From Pastor Eric’s Study – October 2025

As the school year begins, it is wonderful to have a beautiful gaggle of kids back with us in church. Sunday School resumed with renewed vigor and with a plea for us to give our kids more time to spend with their lesson. You may notice that we are dismissing the children earlier in the service. We continue to discern how best to nurture our kids in their faith and in a deep love of God.

Last month we were blessed to have a baptism, and this week we will have another. One of my favorite lines within the baptism liturgy that I use isn’t one that came from our book of worship, but rather from the UCC’s “God is Still Speaking” campaign early in my pastorate. The phrase is: “when we promise you our love, we promise a love that we will never take away.” It is an affirmation that we are to love like God loves us. We are to love as Jesus has shown us how to love. We all know that living out God’s love is much easier when people are being kind than when they are challenging, still, we are called to love like Jesus even when it’s hard.

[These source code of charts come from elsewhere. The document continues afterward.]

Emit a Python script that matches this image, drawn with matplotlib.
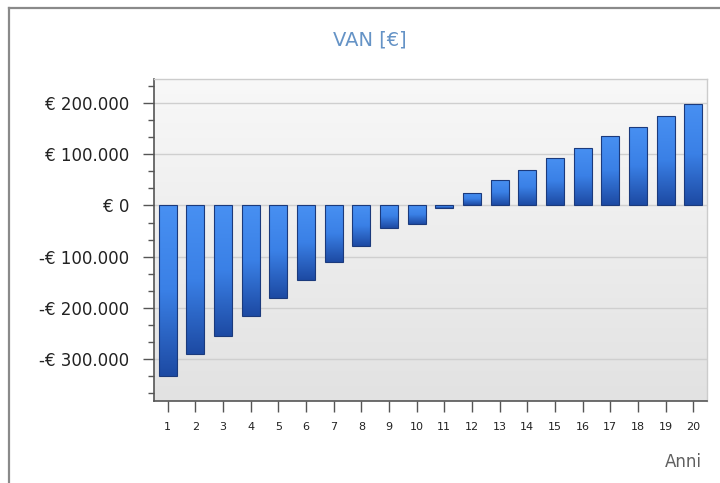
import numpy as np
import matplotlib
matplotlib.use("Agg")
import matplotlib.pyplot as plt
from matplotlib.colors import LinearSegmentedColormap
from matplotlib.lines import Line2D
from matplotlib.ticker import FuncFormatter, MultipleLocator, AutoMinorLocator

anni = list(range(1, 21))
van = [-333000, -290000, -255000, -216000, -181000, -146000, -111000, -80000,
       -45000, -37000, -5000, 25000, 49000, 69000, 93000, 112000, 135000,
       154000, 174000, 198000]

title = "VAN [€]"
xlabel = "Anni"


def euro(v, pos=None):
    s = f"€ {abs(int(round(v))):,}".replace(",", ".")
    return "-" + s if v < 0 else s


fig = plt.figure(figsize=(7.2, 4.83), dpi=100, facecolor="white")
ax = fig.add_axes([154 / 720, 1 - 401 / 483, 553 / 720, 322 / 483])

# plot area background: light grey gradient
bg = LinearSegmentedColormap.from_list("bg", ["#e2e2e2", "#f8f8f8"])
ax.imshow(np.linspace(0, 1, 256).reshape(-1, 1), cmap=bg, origin="lower",
          extent=[0, 1, 0, 1], transform=ax.transAxes, aspect="auto", zorder=0)

ax.yaxis.grid(True, color="#cfcfcf", lw=1, zorder=1)
ax.set_axisbelow(True)

bars = ax.bar(anni, van, width=0.65, color="none", edgecolor="#1b3a7c",
              lw=0.8, zorder=3)
barcm = LinearSegmentedColormap.from_list("bar", ["#1d4aa3", "#3a80e6", "#4890f2"])
grad = np.linspace(0, 1, 128).reshape(-1, 1)
for b in bars:
    x0, y0 = b.get_x(), b.get_y()
    w, h = b.get_width(), b.get_height()
    im = ax.imshow(grad, cmap=barcm, origin="lower", aspect="auto",
                   extent=[x0, x0 + w, min(y0, y0 + h), max(y0, y0 + h)],
                   zorder=2)
    im.set_clip_path(b)

ax.set_xlim(0.5, 20.5)
ax.set_ylim(-382000, 247000)
ax.set_aspect("auto")

ax.set_xticks(anni)
ax.yaxis.set_major_locator(MultipleLocator(100000))
ax.yaxis.set_minor_locator(AutoMinorLocator(3))
ax.yaxis.set_major_formatter(FuncFormatter(euro))

ax.tick_params(axis="y", which="major", direction="out", length=8, width=1,
               color="#555555", labelsize=12, pad=10, labelcolor="#222222")
ax.tick_params(axis="y", which="minor", direction="out", length=4, width=1,
               color="#555555")
ax.tick_params(axis="x", direction="out", length=8, width=1, color="#555555",
               labelsize=8, pad=7, labelcolor="#222222")

for side in ["left", "bottom"]:
    ax.spines[side].set_color("#555555")
    ax.spines[side].set_linewidth(1.2)
for side in ["top", "right"]:
    ax.spines[side].set_color("#cccccc")
    ax.spines[side].set_linewidth(1)

fig.text(370 / 720, 1 - 40 / 483, title, ha="center", va="center",
         fontsize=14, color="#6593c6")
fig.text(702 / 720, 1 - 462 / 483, xlabel, ha="right", va="center",
         fontsize=12, color="#606060")

# outer frame (top and left edges visible)
fig.add_artist(Line2D([9 / 720, 1], [1 - 8 / 483, 1 - 8 / 483],
                      transform=fig.transFigure, color="#8a8a8a", lw=1.6))
fig.add_artist(Line2D([9 / 720, 9 / 720], [0, 1 - 8 / 483],
                      transform=fig.transFigure, color="#8a8a8a", lw=1.6))

fig.savefig("out.png", dpi=100)
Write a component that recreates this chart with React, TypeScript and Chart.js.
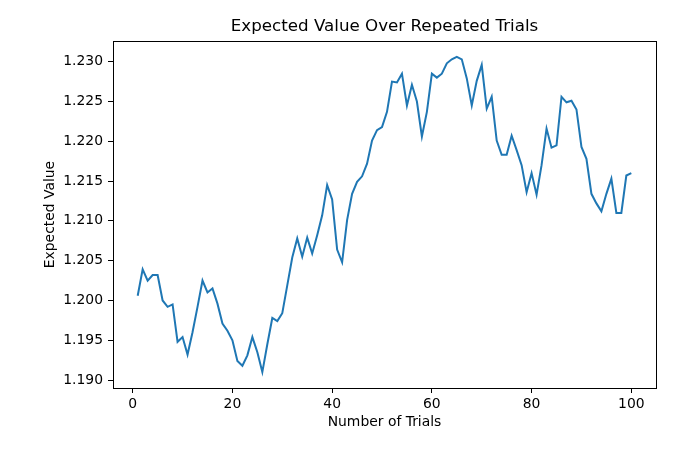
import React, { useEffect, useRef } from "react";
import { Chart, registerables } from "chart.js";

Chart.register(...registerables);

// trial number 1..100 and the expected value
const trials: number[] = Array.from({ length: 100 }, (_, i) => i + 1);

const expectedValues: number[] = [
	1.2006, 1.2039, 1.2025, 1.2032, 1.2032, 1.2, 1.1992, 1.1995, 1.1948, 1.1954,
	1.1932, 1.196, 1.1992, 1.2025, 1.201, 1.2015, 1.1996, 1.1971, 1.1962, 1.195,
	1.1924, 1.1918, 1.1931, 1.1954, 1.1935, 1.191, 1.1945, 1.1978, 1.1974, 1.1984,
	1.2019, 1.2054, 1.2078, 1.2055, 1.2079, 1.2059, 1.2082, 1.2107, 1.2145, 1.2127,
	1.2064, 1.2048, 1.2101, 1.2134, 1.2149, 1.2156, 1.2172, 1.2201, 1.2214, 1.2218,
	1.2237, 1.2275, 1.2274, 1.2285, 1.2245, 1.2271, 1.225, 1.2206, 1.2237, 1.2285,
	1.228, 1.2285, 1.2298, 1.2303, 1.2306, 1.2303, 1.2279, 1.2245, 1.2276, 1.2296,
	1.2241, 1.2256, 1.2201, 1.2183, 1.2183, 1.2207, 1.2189, 1.217, 1.2136, 1.216,
	1.2133, 1.217, 1.2216, 1.2192, 1.2195, 1.2256, 1.2249, 1.2251, 1.224, 1.2193,
	1.2178, 1.2134, 1.2122, 1.2112, 1.2134, 1.2153, 1.211, 1.211, 1.2157, 1.216,
];

const xTicks: number[] = [0, 20, 40, 60, 80, 100];
const yTicks: number[] = [1.19, 1.195, 1.2, 1.205, 1.21, 1.215, 1.22, 1.225, 1.23];

const FONT = "'DejaVu Sans', sans-serif";

// draws the top and right spines so the plot has a full box like matplotlib
const frameBox = {
	id: "frameBox",
	afterDraw(chart: Chart) {
		const { ctx, chartArea } = chart;
		ctx.save();
		ctx.strokeStyle = "#000";
		ctx.lineWidth = 1;
		ctx.strokeRect(
			Math.round(chartArea.left) + 0.5,
			Math.round(chartArea.top) + 0.5,
			Math.round(chartArea.right - chartArea.left),
			Math.round(chartArea.bottom - chartArea.top)
		);
		ctx.restore();
	},
};

const App: React.FC = () => {
	const chartRef = useRef<HTMLCanvasElement>(null);

	useEffect(() => {
		document.body.style.margin = "0";
		if (!chartRef.current) return;

		const myChart = new Chart(chartRef.current, {
			type: "line",
			data: {
				datasets: [
					{
						data: trials.map((t, i) => ({ x: t, y: expectedValues[i] })),
						borderColor: "#1f77b4",
						borderWidth: 2,
						pointRadius: 0,
						tension: 0,
						fill: false,
					},
				],
			},
			options: {
				responsive: false,
				animation: false,
				layout: { padding: { left: 0, right: 44, top: 0, bottom: 0 } },
				plugins: {
					legend: { display: false },
					tooltip: { enabled: false },
					title: {
						display: true,
						text: "Expected Value Over Repeated Trials",
						fullSize: false,
						color: "#000",
						font: { family: FONT, size: 16.7, weight: "normal", lineHeight: 1.2 },
						padding: { top: 17, bottom: 4 },
					},
				},
				scales: {
					x: {
						type: "linear",
						min: -3.95,
						max: 104.95,
						afterBuildTicks: (scale: any) => {
							scale.ticks = xTicks.map((v) => ({ value: v }));
						},
						afterFit: (scale: any) => {
							scale.height = 62;
						},
						ticks: {
							color: "#000",
							font: { family: FONT, size: 13.9 },
							padding: 3,
							maxRotation: 0,
							callback: (v: any) => String(v),
						},
						grid: {
							drawOnChartArea: false,
							drawTicks: true,
							tickLength: 5,
							color: "#000",
							lineWidth: 1,
						},
						border: { display: true, color: "#000", width: 1 },
						title: {
							display: true,
							text: "Number of Trials",
							color: "#000",
							font: { family: FONT, size: 13.9, lineHeight: 1.2 },
							padding: { top: 0, bottom: 19 },
						},
					},
					y: {
						type: "linear",
						min: 1.189,
						max: 1.2326,
						afterBuildTicks: (scale: any) => {
							scale.ticks = yTicks.map((v) => ({ value: v }));
						},
						afterFit: (scale: any) => {
							scale.width = 113;
						},
						ticks: {
							color: "#000",
							font: { family: FONT, size: 13.9 },
							padding: 5,
							callback: (v: any) => Number(v).toFixed(3),
						},
						grid: {
							drawOnChartArea: false,
							drawTicks: true,
							tickLength: 5,
							color: "#000",
							lineWidth: 1,
						},
						border: { display: true, color: "#000", width: 1 },
						title: {
							display: true,
							text: "Expected Value",
							color: "#000",
							font: { family: FONT, size: 13.9, lineHeight: 1.2 },
							padding: { top: 42, bottom: 0 },
						},
					},
				},
			},
			plugins: [frameBox],
		});

		return () => {
			myChart.destroy();
		};
	}, []);

	return <canvas ref={chartRef} width={700} height={450} style={{ display: "block" }} />;
};

export default App;
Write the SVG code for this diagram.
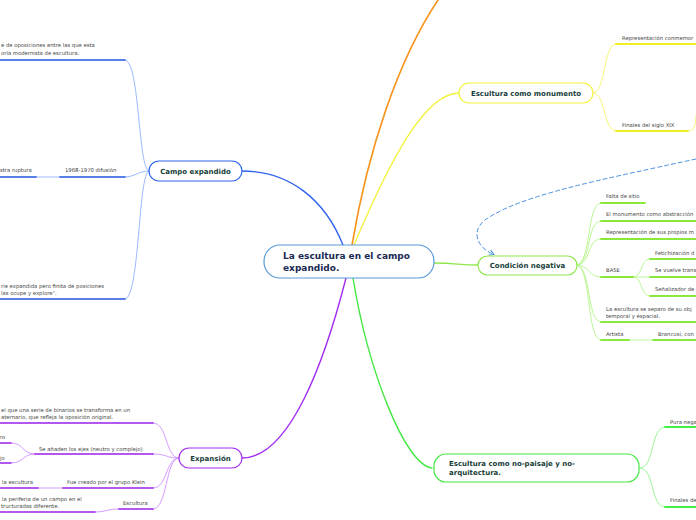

Our world is so divided and God's commission is a sacred challenge. We are to see the other with all the love with which God sees them. We are to take seriously our promise to offer a love that we will never take away, because God will never take it away… and we are to do this even when it’s hard. We are also called to be the truth tellers who accept the cost of discipleship when we take seriously the responsibility to call out anyone who uses their faith in ways not rooted in that love and humility which Christ modeled. In this moment, Christianity is regularly appearing in our world at the heart of judgement, of supporting political agendas that negate and marginalize others, and of promoting a nationalism and extremism that we would find abhorrent in other faiths. We condemn the Taliban in Afghanistan or Buddhist extremists in Myanmar, and yet we excuse similar nationalized religious extremism here at home. What does it mean for us to look at the children, newborns, and those in their hundreds and claim them as beloved children of God? What does it mean to stand up and speak out when we see racism, sexism, attacks on the LGBTQ community, or immigrants, or anyone else… especially when it is done with a thin veneer of Christian language?

I pray we keep learning to see and nurture each person in the same way we value the children gathering down front and the babies we baptize, promising to them all a love that we will never take away.